Rajan raised interest rates three times after being appointed by the previous government in 2013. As inflation eased, he cut rates more slowly than some in Modi’s party wanted. Investors are nervous that India’s next central banker won’t press as hard as Rajan to cut inflation and force banks to clean up their bad loans. “The fact that political pressures may have contributed to his departure” clouds the outlook, Deepali Bhargava, an economist at Credit Suisse, wrote to clients.
Modi’s government sent investors mixed signals in the days after Rajan’s announcement. Trying to show policymakers were still pro-reform, the government said it would allow 100 percent foreign investment in sectors from local airlines to cable-TV providers. The announcement gave some support to the rupee, which slipped to a one-month low on June 20.
On fighting inflation and fixing the banks, the government hinted that Rajan had gone too far. A senior government official told reporters that the high rates Rajan has used to fight inflation, while appealing to foreigners, were hurting domestic industry. The government also suggested the RBI’s own capital could be used to bolster state-owned banks grappling with nonperforming loans, according to a document obtained by Bloomberg on June 20. Tapping the RBI’s capital might jeopardize its independence. Alpana Killawala, a spokeswoman for the RBI, didn’t respond to an e-mail.
Arvind Subramanian, chief economic adviser to the Ministry of Finance, is Rajan’s most likely successor, according to a survey of economists by Bloomberg. He is less hawkish on reducing inflation than Rajan. But his candidacy could be jeopardized by his close ties to the U.S. In 2013 he told Congress that the U.S. should address Indian policies that are “demonstrably protectionist.”

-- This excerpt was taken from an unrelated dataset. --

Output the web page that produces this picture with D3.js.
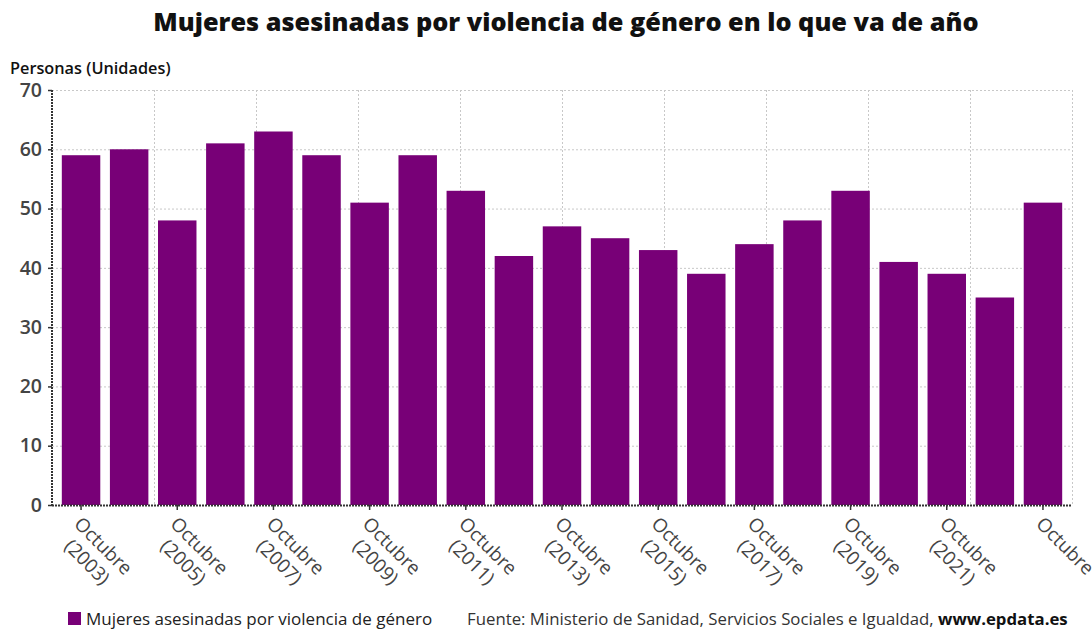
<!DOCTYPE html>
<html>
<head>
<meta charset="utf-8">
<script src="https://cdn.jsdelivr.net/npm/d3@7"></script>
<style>
  html, body { margin: 0; padding: 0; background: #fff; }
  svg { display: block; font-family: "Open Sans", sans-serif; }
</style>
</head>
<body>
<svg id="chart" width="1092" height="629"></svg>
<script>
const years = [2003, 2004, 2005, 2006, 2007, 2008, 2009, 2010, 2011, 2012, 2013, 2014, 2015, 2016, 2017, 2018, 2019, 2020, 2021, 2022, 2023];
const categories = ["Octubre (2003)", "Octubre (2004)", "Octubre (2005)", "Octubre (2006)", "Octubre (2007)", "Octubre (2008)", "Octubre (2009)", "Octubre (2010)", "Octubre (2011)", "Octubre (2012)", "Octubre (2013)", "Octubre (2014)", "Octubre (2015)", "Octubre (2016)", "Octubre (2017)", "Octubre (2018)", "Octubre (2019)", "Octubre (2020)", "Octubre (2021)", "Octubre (2022)", "Octubre"];
const values = [59, 60, 48, 61, 63, 59, 51, 59, 53, 42, 47, 45, 43, 39, 44, 48, 53, 41, 39, 35, 51];
const yTicks = [0, 10, 20, 30, 40, 50, 60, 70];
const title = "Mujeres asesinadas por violencia de género en lo que va de año";
const yAxisTitle = "Personas (Unidades)";
const seriesName = "Mujeres asesinadas por violencia de género";
const sourceText = "Fuente: Ministerio de Sanidad, Servicios Sociales e Igualdad, ";
const sourceLink = "www.epdata.es";

const svg = d3.select("#chart");
const plot = { left: 52, right: 1072, top: 90, bottom: 505 };
const barColor = "#780077";

const x = d3.scaleBand().domain(categories).range([57, 1067]).paddingInner(0.2).paddingOuter(0.1);
const y = d3.scaleLinear().domain([0, 70]).range([plot.bottom, plot.top]);
const xGrid = d3.scaleLinear().domain([0, 10]).range([plot.left, plot.right]);

// Title
svg.append("text").attr("x", 566).attr("y", 31).attr("text-anchor", "middle")
  .attr("font-size", 25.3).attr("font-weight", 800).attr("fill", "#111").text(title);

// Y axis title
svg.append("text").attr("x", 10).attr("y", 73.5).attr("font-size", 16.3).attr("font-weight", 600)
  .attr("fill", "#111").text(yAxisTitle);

// Grid
const grid = svg.append("g");
grid.selectAll("line.h").data(yTicks.filter(d => d > 0)).join("line")
  .attr("x1", plot.left).attr("x2", plot.right)
  .attr("y1", d => y(d) + 0.5).attr("y2", d => y(d) + 0.5)
  .attr("stroke", "#c8c8c8").attr("stroke-dasharray", "2,2");
grid.selectAll("line.v").data(d3.range(1, 11)).join("line")
  .attr("x1", d => xGrid(d) + 0.5).attr("x2", d => xGrid(d) + 0.5)
  .attr("y1", plot.top).attr("y2", plot.bottom)
  .attr("stroke", "#c8c8c8").attr("stroke-dasharray", "2,2");

// Bars
svg.append("g").selectAll("rect").data(values).join("rect")
  .attr("x", (d, i) => x(categories[i]))
  .attr("width", x.bandwidth())
  .attr("y", d => y(d))
  .attr("height", d => y(0) - y(d))
  .attr("fill", barColor);

// Y axis
const yAxis = svg.append("g").attr("transform", `translate(${plot.left},0)`)
  .call(d3.axisLeft(y).tickValues(yTicks).tickSize(4).tickPadding(6));
yAxis.select(".domain").remove();
yAxis.selectAll(".tick line").attr("stroke", "#333").attr("stroke-width", 1.5);
yAxis.selectAll(".tick text").attr("font-size", 19.5).attr("font-weight", 600).attr("fill", "#444")
  .attr("font-family", "Open Sans, sans-serif");
svg.append("line").attr("x1", plot.left).attr("x2", plot.left).attr("y1", plot.top).attr("y2", plot.bottom + 1)
  .attr("stroke", "#333").attr("stroke-width", 2).attr("stroke-dasharray", "2,1");

// X axis
const labeled = categories.filter((c, i) => i % 2 === 0);
const xAxis = svg.append("g").attr("transform", `translate(0,${plot.bottom})`)
  .call(d3.axisBottom(x).tickValues(labeled).tickSize(5).tickFormat(""));
xAxis.select(".domain").remove();
xAxis.selectAll(".tick line").attr("stroke", "#333").attr("stroke-width", 1.5);
svg.append("line").attr("x1", plot.left).attr("x2", plot.right).attr("y1", plot.bottom + 0.5).attr("y2", plot.bottom + 0.5)
  .attr("stroke", "#333").attr("stroke-width", 2).attr("stroke-dasharray", "2,1");

// X labels rotated
const lbl = svg.append("g");
labeled.forEach(c => {
  const cx = x(c) + x.bandwidth() / 2;
  const m = c.match(/^(\S+)\s*(.*)$/);
  const lines = m[2] ? [m[1], m[2]] : [m[1]];
  const g = lbl.append("g").attr("transform", `translate(${cx - 8},${525}) rotate(45)`);
  const t = g.append("text").attr("font-size", 19).attr("font-weight", 500).attr("fill", "#444").attr("text-anchor", "middle");
  const tsp = lines.map((ln, k) => t.append("tspan").attr("dy", k === 0 ? 0 : "1.2em").text(ln));
  const w = tsp[0].node().getComputedTextLength();
  tsp.forEach(s => s.attr("x", w / 2));
});

// Legend
svg.append("rect").attr("x", 68).attr("y", 612).attr("width", 13).attr("height", 13).attr("fill", barColor);
svg.append("text").attr("x", 86).attr("y", 625).attr("font-size", 17).attr("fill", "#222").text(seriesName);

// Source
const src = svg.append("text").attr("x", 467).attr("y", 625).attr("font-size", 16.8).attr("fill", "#333");
src.append("tspan").text(sourceText);
src.append("tspan").attr("font-weight", 700).attr("fill", "#111").text(sourceLink);
</script>
</body>
</html>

“The real hard work starts now” on the inflation front, says Sonal Varma, an economist at Nomura Holdings in Singapore, citing a looming pay raise for civil servants and rising fuel prices. As for the banks, wrote Ben You Ang and David Marshall, analysts at research firm CreditSights: “The departure of Mr. Rajan as head of the RBI will inevitably be seen as a blow to the reform of the sector.”
The bottom line: Rajan used high interest rates to squeeze inflation out of India, but some politicians think the rates were too high.